You probably don’t recall chewing on a mouthful of vinegar; it’s hardly a well-balanced meal and would be damn tough to swallow. But then again, so is watching a rival in love steal the object of your affections. Just like the grumpy baby in the picture below, no one wishes to end up eating vinegar(吃醋 chī cù).
Aside from eating vinegar (synonymous with jealousy), Chinese “eat” all types of unusual items in the Chinese language.
1. Eating “Flavors”
Aside from 吃醋, which means to be jealous of a rival in love, you can also eat the concept of bitterness itself. To 吃苦 (chī kǔ) literally means to eat bitterness, but figuratively means enduring hardship.
2. Eating “Liquids”
In English, you “take medicine”, whereas in Chinese, you “eat medicine”, be it a pill, a liquid, or capsule. whenever you 吃药 (chī yào) eat medicine, you are probably at the same time 吃苦, since sugar-coated pills may taste good, but Chinese herbal infusion is almost always bitter.
What do you think of a cup of tea? You can 吃茶 (chī chá) in southern provinces of China. But rest assured, they’re not biting tea leaves, it is consumed as a liquid like everywhere else.
Adults drink milk, but a baby literally “eats” it, thus he sucks the breast milk, 吃奶(chī nǎi), in the arms of his loving mother.
Having acquainted yourselves with the aforementioned phrases, you can understand well the following phrase, in which even inanimate things “eat” in the sense that they absorb something fluid. Some foods, such as eggplant, are apt to absorb a lot of oil (吃油 chīyóu) when fired and this makes you worried. So avoid frying the oil-eating foods unless you are craving something devilish and hearty.
3. Eating concepts
While the vinegar with the sour taste and Chinese medicine with a strong bitter taste are not at all pleasant to eat, some abstract things are still more unsavory.
In the same way that some food “eats” oil, hard work can eat up your strength, so it is very 吃力(chī lì) laborious and hard to do.

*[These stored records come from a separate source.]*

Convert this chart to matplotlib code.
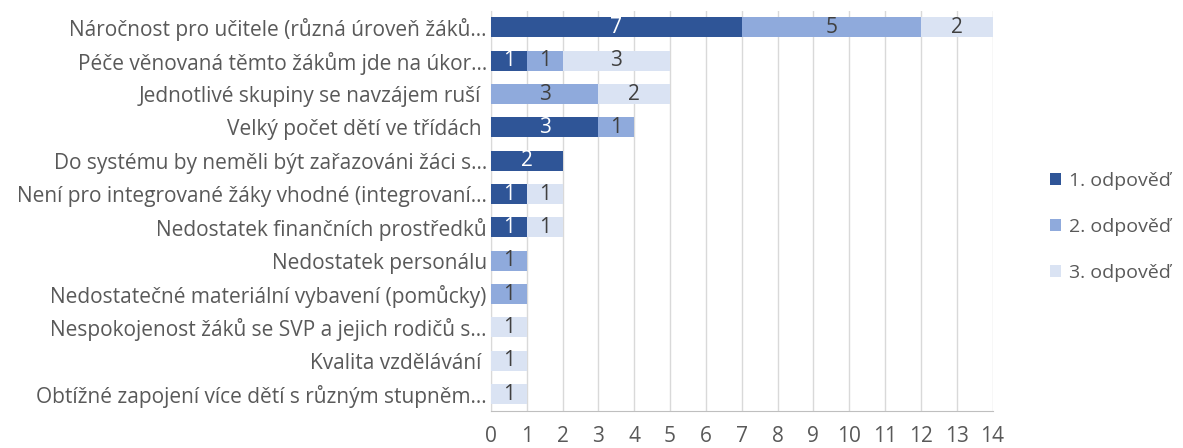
import matplotlib
matplotlib.use("Agg")
from matplotlib import pyplot as plt
import numpy as np

categories = [
    "Náročnost pro učitele (různá úroveň žáků…",
    "Péče věnovaná těmto žákům jde na úkor…",
    "Jednotlivé skupiny se navzájem ruší ",
    "Velký počet dětí ve třídách ",
    "Do systému by neměli být zařazováni žáci s…",
    "Není pro integrované žáky vhodné (integrovaní…",
    "Nedostatek finančních prostředků",
    "Nedostatek personálu",
    "Nedostatečné materiální vybavení (pomůcky)",
    "Nespokojenost žáků se SVP a jejich rodičů s…",
    "Kvalita vzdělávání ",
    "Obtížné zapojení více dětí s různým stupněm…",
]
odp1 = [7, 1, 0, 3, 2, 1, 1, 0, 0, 0, 0, 0]
odp2 = [5, 1, 3, 1, 0, 0, 0, 1, 1, 0, 0, 0]
odp3 = [2, 3, 2, 0, 0, 1, 1, 0, 0, 1, 1, 1]
series_names = ["1. odpověď", "2. odpověď", "3. odpověď"]

colors = ["#2F5597", "#8FAADC", "#DAE3F3"]
text_colors = ["white", "#404040", "#404040"]

plt.rcParams['font.family'] = ['Open Sans', 'DejaVu Sans']
fs = 15

fig = plt.figure(figsize=(11.83, 4.48), dpi=100)
ax = fig.add_axes([0.415, 0.083, 0.424, 0.893])

y = np.arange(len(categories))
left = np.zeros(len(categories))
for vals, name, c, tc in zip([odp1, odp2, odp3], series_names, colors, text_colors):
    vals = np.array(vals, dtype=float)
    ax.barh(y, vals, left=left, height=0.6, color=c, label=name, zorder=3)
    for yi, v, l in zip(y, vals, left):
        if v > 0:
            ax.text(l + v / 2, yi, str(int(v)), ha="center", va="center",
                    color=tc, fontsize=fs, zorder=4)
    left += vals

ax.set_xlim(0, 14)
ax.set_ylim(len(categories) - 0.5, -0.5)
ax.set_xticks(range(0, 15))
ax.set_yticks(y)
ax.set_yticklabels(categories)
ax.tick_params(axis="y", length=0, pad=3, labelsize=fs, labelcolor="#595959")
ax.tick_params(axis="x", length=0, pad=11, labelsize=fs, labelcolor="#595959")
ax.grid(axis="x", color="#D9D9D9", linewidth=1, zorder=0)
for s in ["top", "right"]:
    ax.spines[s].set_visible(False)
ax.spines["left"].set_color("#D9D9D9")
ax.spines["bottom"].set_color("#BFBFBF")

leg = ax.legend(loc="center left", bbox_to_anchor=(1.08, 0.46), frameon=False,
                fontsize=14, labelspacing=1.45, handlelength=0.55, handleheight=0.55,
                handletextpad=0.4)
for t in leg.get_texts():
    t.set_color("#595959")

fig.savefig("out.png", dpi=100)
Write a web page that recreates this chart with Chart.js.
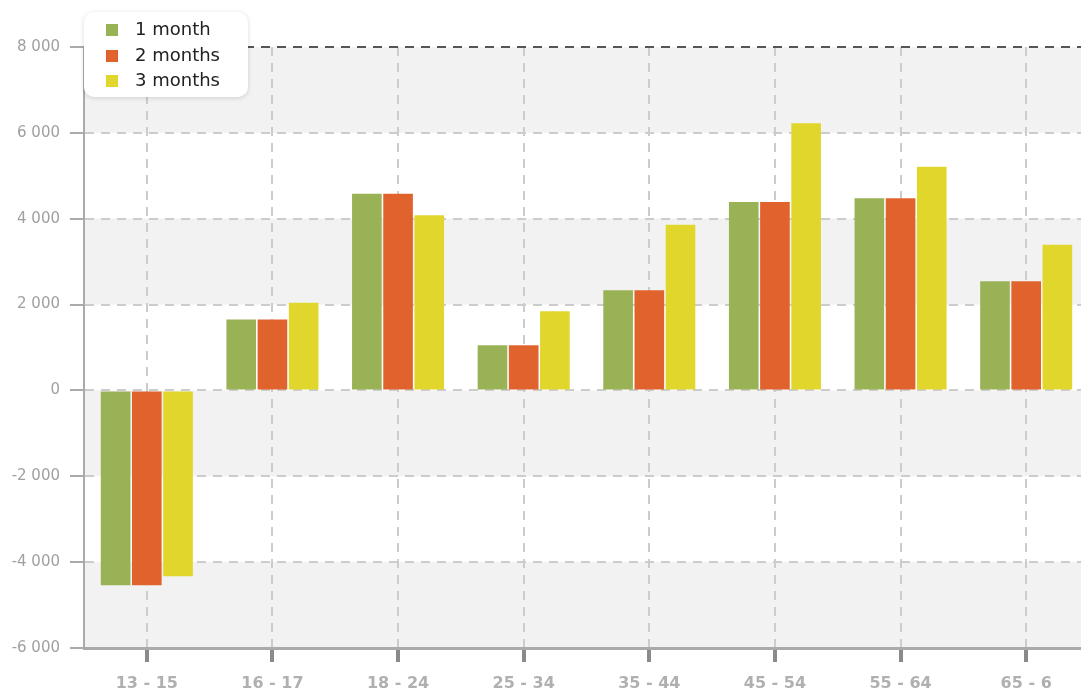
<!DOCTYPE html>
<html lang="en">
<head>
    <meta charset="UTF-8">
    <script src="https://cdn.jsdelivr.net/npm/chart.js@4.4.1/dist/chart.umd.min.js"></script>
    <title>Age groups</title>
    <style>
        html, body { margin: 0; padding: 0; overflow: hidden; background: #fff; }
        #wrap { position: relative; width: 1089px; height: 690px; }
        #legend {
            position: absolute; left: 84px; top: 12px; width: 164px; height: 85px;
            background: #fff; border-radius: 10px; box-shadow: 0 1px 5px rgba(0,0,0,0.15);
            box-sizing: border-box; padding-top: 4px;
            font-family: "DejaVu Sans", sans-serif; font-size: 18px; color: #222;
        }
        .item { height: 25.5px; line-height: 25.5px; padding-left: 22px; white-space: nowrap; }
        .box { display: inline-block; width: 12px; height: 12px; margin-right: 17px; vertical-align: -1px; }
    </style>
</head>
<body>
    <div id="wrap">
        <canvas id="chart" width="1089" height="690"></canvas>
        <div id="legend"></div>
    </div>

    <script>
        const ageGroups = ["13 - 15", "16 - 17", "18 - 24", "25 - 34", "35 - 44", "45 - 54", "55 - 64", "65 - 6"];
        const seriesNames = ["1 month", "2 months", "3 months"];
        const oneMonth = [-4540, 1650, 4580, 1055, 2335, 4390, 4475, 2545];
        const twoMonths = [-4540, 1650, 4580, 1055, 2335, 4390, 4475, 2545];
        const threeMonths = [-4330, 2040, 4080, 1845, 3860, 6225, 5210, 3395];
        const yTicks = [-6000, -4000, -2000, 0, 2000, 4000, 6000, 8000];
        const colors = ["#9ab256", "#e0632e", "#e0d62c"];

        function fmt(v) {
            const s = String(Math.abs(v)).replace(/\B(?=(\d{3})+(?!\d))/g, " ");
            return (v < 0 ? "-" : "") + s;
        }

        // alternating horizontal bands behind the bars, gray from the bottom band up
        const bands = {
            id: "bands",
            beforeDraw(chart) {
                const ctx = chart.ctx, y = chart.scales.y, area = chart.chartArea;
                ctx.save();
                ctx.fillStyle = "#f2f2f2";
                for (let i = 0; i < yTicks.length - 1; i += 2) {
                    const top = y.getPixelForValue(yTicks[i + 1]);
                    const bot = y.getPixelForValue(yTicks[i]);
                    ctx.fillRect(area.left, top, area.right - area.left, bot - top);
                }
                ctx.restore();
            }
        };

        const allSeries = [oneMonth, twoMonths, threeMonths];
        new Chart("chart", {
            type: "bar",
            data: {
                labels: ageGroups,
                datasets: allSeries.map((d, i) => ({
                    label: seriesNames[i],
                    data: d,
                    backgroundColor: colors[i],
                    borderWidth: 0,
                    barPercentage: 0.95,
                    categoryPercentage: 0.745
                }))
            },
            options: {
                responsive: false,
                animation: false,
                layout: { padding: { top: 47, right: 0, left: 0, bottom: 0 } },
                plugins: { legend: { display: false }, tooltip: { enabled: false } },
                scales: {
                    x: {
                        offset: true,
                        grid: {
                            offset: false,
                            color: "#cccccc",
                            lineWidth: 2,
                            tickLength: 14,
                            tickWidth: 4,
                            tickColor: "#8a8a8a",
                            tickBorderDash: []
                        },
                        border: { display: true, color: "#aaaaaa", width: 3, dash: [9, 7] },
                        ticks: {
                            color: "#b0b0b0",
                            padding: 12,
                            font: { family: "DejaVu Sans", size: 16, weight: "bold" }
                        },
                        afterFit(scale) { scale.height = 42; }
                    },
                    y: {
                        min: -6000,
                        max: 8000,
                        afterBuildTicks(scale) { scale.ticks = yTicks.map(v => ({ value: v })); },
                        ticks: {
                            color: "#a0a0a0",
                            padding: 10,
                            font: { family: "DejaVu Sans", size: 15 },
                            callback: v => fmt(v)
                        },
                        grid: {
                            color: c => c.tick && c.tick.value === 8000 ? "#555555" : "#cccccc",
                            lineWidth: 2,
                            tickLength: 14,
                            tickColor: "#aaaaaa",
                            tickBorderDash: []
                        },
                        border: { display: true, color: "#aaaaaa", width: 2, dash: [9, 7] },
                        afterFit(scale) { scale.width = 84; }
                    }
                }
            },
            plugins: [bands]
        });

        const legend = document.getElementById("legend");
        seriesNames.forEach((name, i) => {
            const row = document.createElement("div");
            row.className = "item";
            row.innerHTML = '<span class="box" style="background:' + colors[i] + '"></span>' + name;
            legend.appendChild(row);
        });
    </script>
</body>
</html>
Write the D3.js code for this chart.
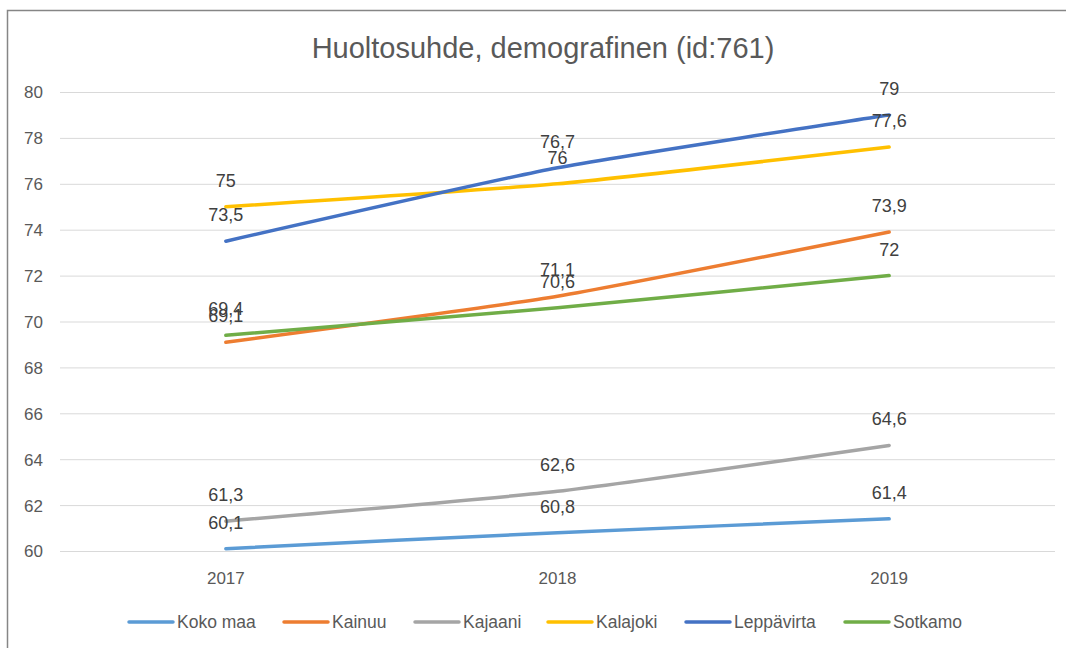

You can also say that you feel 吃力 because your strength has been eaten up. Going back to the “milk eating”, a baby sucks with all his strength (力气 lìqi). Thus, whenever you laboriously work on something, whether dragging your furniture across the floor, or locating a long-lost childhood friend, you could say that you “used milk-sucking strength” (使出吃奶的力气)!
Surprised? Shocked? You just 吃惊 (chījīng) ate shock. To amplify it, you can add the character 大 (dà) big, along with 一 (yī) one, to create 大吃一惊(dà chī yì jīng), which means to be greatly astonished.
How about when you experience the “white tax” in China? Sometimes you can be force fed a deficit/disadvantage, by opportunistic vendors. One can also 吃亏 (chīkuī) if he or she suffers losses (usually not financial) or is disadvantaged. Moreover, if he is cheated and suffers a loss but is unable to talk about it for one reason or another, just like a mute person (哑巴 yǎba), you can say that he 吃哑巴亏(chī yǎba kuī).
Lastly, while usually people hop over a ditch, Chinese “eat ditches”. The idiom 吃一堑, 长一智 (chī yí qiàn, zhǎng yí zhì) refers to the gaining of wisdom from mistakes and failures. Just like those who have walked over a ditch (堑qiàn) and fallen will be more careful in the future, in the same way those who have suffered a setback will gain (长zhǎng) a piece of wisdom (智zhì) . After all, as little as you wish to “eat” bitterness, deficits, and disadvantages, you could always learn a lesson and become wiser.